I've been time travelling again, back into my past. My companion is my two year old granddaughter who is on a nine week visit from Australia.
When did you last puddle jump? Or balance across a log? Or count pine cones? Or draw pictures in the sand? And why does the wind blow the leaves on the trees and make some of them flutter down to the ground? And why do we walk on the wide paths when the hidden ones made by rabbits and foxes are so much better? And what about shadows, and crows, and the aeroplanes that leave a trail across the sky? And bubbles. There is nothing better than blowing bubbles and then chasing them until they pop.
All this and much, much more and we are only three and a half weeks into the visit.
We don't really forget you know, we just need an excuse to revisit our own childhood, an excuse to arrive home wet, or sandy, or both. And discussing the magic of the wind, or blowing bubbles, are very satisfying occupations once we remember how to let go of our own reality and fly backwards in time to the days when we were two and a little bit.
I remember reading somewhere that we are our memories.
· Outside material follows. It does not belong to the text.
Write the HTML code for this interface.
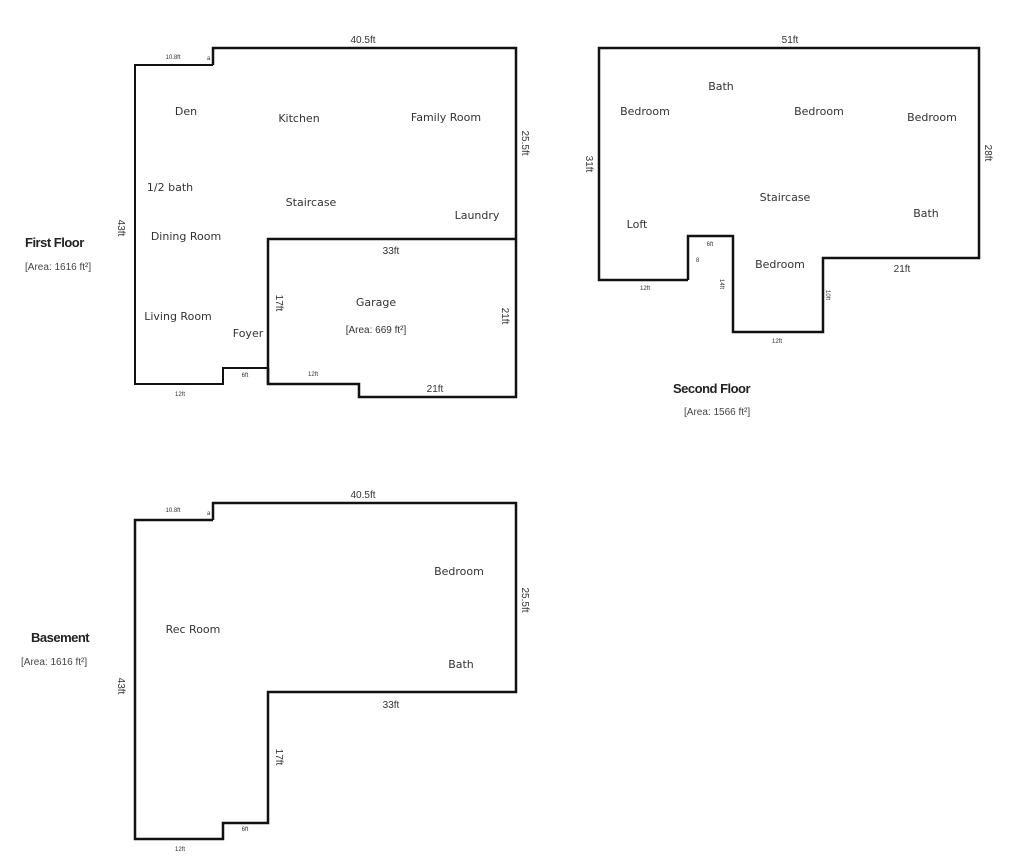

Nothing that ever happens to us, no experience, good or bad, is ever lost. Some of our memories become less accessible over the years of course, but they are still there, just waiting for the trigger that will awaken them. And this month my trigger has been a two year old who has taken me back to a world I once inhabited.
I have two more books to write for my time travel trilogy Mapleby Memories. It's not going to be an easy process because juxtaposing different centuries in one story is difficult. What I've discovered this month, however, is that it will be easier than I anticipated. I just need to find the magic trigger that will transport me to an earlier memory. It might well be my little granddaughter because I already know there will be children in the next book so inhabiting their world as I write is important.
There are small children in the first book, Remembering Rose, as well. Children from three different centuries, and although it doesn't say so in the book, I guarantee they all loved to puddle jump.